Exactly retype the opening line of the entries and every line after it, ending with the line that contains "fill=awarec, text=white, minimum". Skip all pictures.

-- Start of EXTRACTED MATERIAL --

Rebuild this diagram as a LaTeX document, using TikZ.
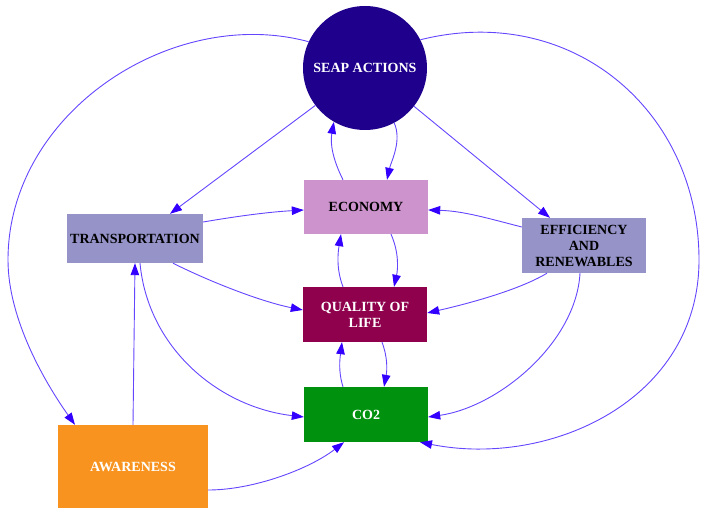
\documentclass[tikz,border=0pt]{standalone}
\usepackage{fontspec}
\setmainfont{Liberation Serif}
\usetikzlibrary{arrows.meta}

\definecolor{seapc}{RGB}{30,0,140}
\definecolor{econc}{RGB}{204,147,204}
\definecolor{qolc}{RGB}{143,0,77}
\definecolor{co2c}{RGB}{0,146,15}
\definecolor{sectorc}{RGB}{149,147,200}
\definecolor{awarec}{RGB}{247,147,30}
\definecolor{edgec}{RGB}{100,70,255}
\definecolor{headc}{RGB}{51,0,255}

\tikzset{
  lbl/.style={font=\fontsize{14}{16}\selectfont\bfseries, align=center, inner sep=0pt},
  boxnode/.style={lbl, rectangle, minimum width=124pt, minimum height=55pt},
  link/.style={draw=edgec, line width=0.9pt,
    -{Triangle[length=12pt,width=8.5pt,color=headc]}},
}

\begin{document}
\begin{tikzpicture}[x=1pt,y=-1pt]
\useasboundingbox (0,0) rectangle (701,508);

% factors
\node[lbl, circle, fill=seapc, text=white, minimum size=124pt] (seap) at (365,68) {SEAP ACTIONS};
\node[boxnode, fill=econc, text=black, minimum height=54pt] (econ) at (366,207) {ECONOMY};
\node[boxnode, fill=qolc, text=white] (qol) at (365,314.5) {QUALITY OF\\LIFE};
\node[boxnode, fill=co2c, text=white] (co2) at (366,414.5) {CO2};
\node[boxnode, fill=sectorc, text=black, minimum width=136pt, minimum height=49pt] (trans) at (135,238.5) {TRANSPORTATION};
\node[boxnode, fill=sectorc, text=black] (eff) at (584,245.5) {EFFICIENCY\\AND\\RENEWABLES};
\node[boxnode, fill=awarec, text=white, minimum width=150pt, minimum height=84pt] (aware) at (133,467) {AWARENESS};

% influences from the action plan
\draw[link] (seap.217) -- ([xshift=35pt]trans.north);
\draw[link] (seap.-38) -- ([xshift=-34pt]eff.north);
\draw[link] (seap.-62) .. controls +(8,18) and +(4,-18) .. ([xshift=21pt]econ.north);
\draw[link] ([xshift=-23pt]econ.north) .. controls +(-10,-20) and +(-4,22) .. (seap.-120);
\draw[link] (seap.155) .. controls (173,5) and (8,112) .. (8,260)
  .. controls (8,320) and (46,384) .. ([xshift=-58pt]aware.north);
\draw[link] (seap.27) .. controls (571,2) and (699,110) .. (699,260)
  .. controls (699,400) and (550,468) .. ([xshift=54pt]co2.south);

% sector links
\draw[link] ([yshift=16.5pt]trans.east) .. controls +(35,-6) and +(-35,2) .. ([yshift=-3pt]econ.west);
\draw[link] ([yshift=18.5pt]eff.west) .. controls +(-35,-9) and +(35,1) .. ([yshift=-3pt]econ.east);
\draw[link] ([xshift=38pt]trans.south) .. controls +(40,20) and +(-40,-8) .. ([yshift=4.5pt]qol.west);
\draw[link] ([xshift=-37pt]eff.south) .. controls +(-30,18) and +(35,-8) .. ([yshift=1.5pt]qol.east);
\draw[link] ([xshift=5pt]trans.south) .. controls +(8,85) and +(-85,-10) .. ([yshift=-2.5pt]co2.west);
\draw[link] ([xshift=-4pt]eff.south) .. controls +(-4,70) and +(70,-10) .. ([yshift=-2.5pt]co2.east);

% central chain
\draw[link] ([xshift=25pt]econ.south) .. controls +(8,18) and +(4,-18) .. ([xshift=29pt]qol.north);
\draw[link] ([xshift=-22pt]qol.north) .. controls +(-7,-18) and +(-3,18) .. ([xshift=-25pt]econ.south);
\draw[link] ([xshift=17pt]qol.south) .. controls +(6,16) and +(3,-16) .. ([xshift=18pt]co2.north);
\draw[link] ([xshift=-23pt]co2.north) .. controls +(-5,-16) and +(-2,16) .. ([xshift=-23pt]qol.south);

% awareness
\draw[link] (aware.north) -- (trans.south);
\draw[link] ([yshift=-23pt]aware.east) .. controls +(45,0) and +(-35,27) .. ([xshift=-22pt]co2.south);
\end{tikzpicture}
\end{document}
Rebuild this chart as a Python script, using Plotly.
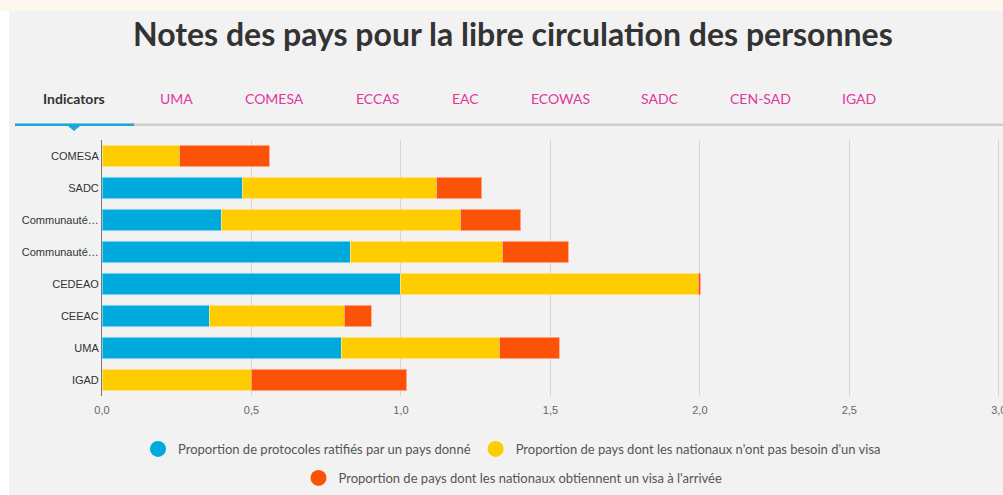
import plotly.graph_objects as go

# ---- data ----
categories = ["COMESA", "SADC", "Communauté d'Afrique de l'Est", "Communauté des États sahélo-sahariens",
              "CEDEAO", "CEEAC", "UMA", "IGAD"]
category_labels = ["COMESA", "SADC", "Communauté…", "Communauté…", "CEDEAO", "CEEAC", "UMA", "IGAD"]
protocoles = [0.0, 0.47, 0.40, 0.83, 1.00, 0.36, 0.80, 0.0]
sans_visa = [0.26, 0.65, 0.80, 0.51, 0.995, 0.45, 0.53, 0.50]
visa_arrivee = [0.30, 0.15, 0.20, 0.22, 0.006, 0.09, 0.20, 0.52]
series_names = ["Proportion de protocoles ratifiés par un pays donné",
                "Proportion de pays dont les nationaux n'ont pas besoin d'un visa",
                "Proportion de pays dont les nationaux obtiennent un visa à l'arrivée"]
x_ticks = [0, 0.5, 1.0, 1.5, 2.0, 2.5, 3.0]
tabs = ["Indicators", "UMA", "COMESA", "ECCAS", "EAC", "ECOWAS", "SADC", "CEN-SAD", "IGAD"]

colors = ["#00A9DB", "#FFCC00", "#FC5206"]
outlines = ["rgba(120,215,240,0.9)", "rgba(255,230,130,0.9)", "rgba(255,170,140,0.9)"]

W, H = 1003, 495
L, R, T, B = 102, 3, 140, 99
PW, PH = W - L - R, H - T - B


def xp(px):
    return (px - L) / PW


def yp(py):
    return (H - B - py) / PH


fig = go.Figure()
for vals, name, c, oc in zip([protocoles, sans_visa, visa_arrivee], series_names, colors, outlines):
    fig.add_trace(go.Bar(y=categories, x=vals, orientation="h", name=name,
                         marker=dict(color=c, line=dict(color=oc, width=1)),
                         showlegend=False))

# legend entries (circles)
for i, (name, c) in enumerate(zip(series_names, colors)):
    fig.add_trace(go.Scatter(x=[None], y=[None], mode="markers", name=name,
                             marker=dict(color=c, size=16, symbol="circle"),
                             legend="legend" if i < 2 else "legend2", showlegend=True))

shapes = [
    # cream strip at the top
    dict(type="rect", xref="paper", yref="paper", x0=xp(0), x1=xp(W), y0=yp(11), y1=yp(0),
         fillcolor="#FDF7EC", line=dict(width=0), layer="below"),
    # white strip on the left
    dict(type="rect", xref="paper", yref="paper", x0=xp(0), x1=xp(9), y0=yp(H), y1=yp(11),
         fillcolor="#FFFFFF", line=dict(width=0), layer="below"),
    # tab underline (gray)
    dict(type="rect", xref="paper", yref="paper", x0=xp(15), x1=xp(W), y0=yp(126), y1=yp(123.5),
         fillcolor="#CFCFCF", line=dict(width=0), layer="below"),
    # active tab underline (blue)
    dict(type="rect", xref="paper", yref="paper", x0=xp(15), x1=xp(134), y0=yp(126), y1=yp(123.5),
         fillcolor="#1BA6D9", line=dict(width=0), layer="below"),
    # triangle marker
    dict(type="path", xref="paper", yref="paper",
         path=f"M {xp(68)} {yp(126)} L {xp(80)} {yp(126)} L {xp(74)} {yp(131)} Z",
         fillcolor="#1BA6D9", line=dict(width=0), layer="below"),
]

annotations = [
    dict(text="<b>Notes des pays pour la libre circulation des personnes</b>", xref="paper", yref="paper",
         x=xp(513), y=yp(33), xanchor="center", yanchor="middle", showarrow=False,
         font=dict(family="Lato", size=32, color="#333333")),
]
tab_centers = [74, 176, 274, 377, 465, 560, 660, 760, 859]
for t, cx in zip(tabs, tab_centers):
    active = t == "Indicators"
    annotations.append(dict(text=f"<b>{t}</b>" if active else t, xref="paper", yref="paper",
                            x=xp(cx), y=yp(98), xanchor="center", yanchor="middle", showarrow=False,
                            font=dict(family="Lato", size=14, color="#333333" if active else "#E0379F")))

fig.update_layout(
    width=W, height=H,
    margin=dict(l=L, r=R, t=T, b=B, autoexpand=False),
    paper_bgcolor="#F2F2F2", plot_bgcolor="#F2F2F2",
    barmode="stack", bargap=0.34,
    separators=", ",
    shapes=shapes, annotations=annotations,
    xaxis=dict(range=[0, 3.004], tickvals=x_ticks, tickformat=".1f", showgrid=True,
               gridcolor="#D4D4D4", gridwidth=1, zeroline=False, showline=False,
               tickfont=dict(family="Liberation Sans, Arial", size=11, color="#666666"),
               ticks="", ticklabelstandoff=6, ticklabeloverflow="allow", automargin=False,
               fixedrange=True),
    yaxis=dict(categoryorder="array", categoryarray=categories, autorange="reversed",
               tickvals=categories, ticktext=category_labels, showgrid=False,
               showline=True, linecolor="#777777", linewidth=1, zeroline=False,
               tickfont=dict(family="Liberation Sans, Arial", size=11, color="#333333"),
               ticks="", ticklabelstandoff=0, automargin=False),
    legend=dict(orientation="h", xref="container", yref="container", x=512 / W, y=1 - 449 / H,
                xanchor="center", yanchor="middle", bgcolor="rgba(0,0,0,0)", traceorder="normal",
                font=dict(family="Lato", size=13, color="#555555"), itemclick=False),
    legend2=dict(orientation="h", xref="container", yref="container", x=513 / W, y=1 - 478 / H,
                 xanchor="center", yanchor="middle", bgcolor="rgba(0,0,0,0)", traceorder="normal",
                 font=dict(family="Lato", size=13, color="#555555"), itemclick=False),
)

fig.write_html("out.html", config={"displayModeBar": False},
               post_script="document.body.style.margin='0';document.body.style.padding='0';"
                           "document.body.style.overflow='hidden';")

-- End of EXTRACTED MATERIAL --

> [SOLUTION TO THIS PROBLEM]:
Rebuild this diagram as a LaTeX document, using TikZ.
\documentclass[tikz,border=0pt]{standalone}
\usepackage{fontspec}
\setmainfont{Liberation Serif}
\usetikzlibrary{arrows.meta}

\definecolor{seapc}{RGB}{30,0,140}
\definecolor{econc}{RGB}{204,147,204}
\definecolor{qolc}{RGB}{143,0,77}
\definecolor{co2c}{RGB}{0,146,15}
\definecolor{sectorc}{RGB}{149,147,200}
\definecolor{awarec}{RGB}{247,147,30}
\definecolor{edgec}{RGB}{100,70,255}
\definecolor{headc}{RGB}{51,0,255}

\tikzset{
  lbl/.style={font=\fontsize{14}{16}\selectfont\bfseries, align=center, inner sep=0pt},
  boxnode/.style={lbl, rectangle, minimum width=124pt, minimum height=55pt},
  link/.style={draw=edgec, line width=0.9pt,
    -{Triangle[length=12pt,width=8.5pt,color=headc]}},
}

\begin{document}
\begin{tikzpicture}[x=1pt,y=-1pt]
\useasboundingbox (0,0) rectangle (701,508);

% factors
\node[lbl, circle, fill=seapc, text=white, minimum size=124pt] (seap) at (365,68) {SEAP ACTIONS};
\node[boxnode, fill=econc, text=black, minimum height=54pt] (econ) at (366,207) {ECONOMY};
\node[boxnode, fill=qolc, text=white] (qol) at (365,314.5) {QUALITY OF\\LIFE};
\node[boxnode, fill=co2c, text=white] (co2) at (366,414.5) {CO2};
\node[boxnode, fill=sectorc, text=black, minimum width=136pt, minimum height=49pt] (trans) at (135,238.5) {TRANSPORTATION};
\node[boxnode, fill=sectorc, text=black] (eff) at (584,245.5) {EFFICIENCY\\AND\\RENEWABLES};
\node[boxnode, fill=awarec, text=white, minimum width=150pt, minimum height=84pt] (aware) at (133,467) {AWARENESS};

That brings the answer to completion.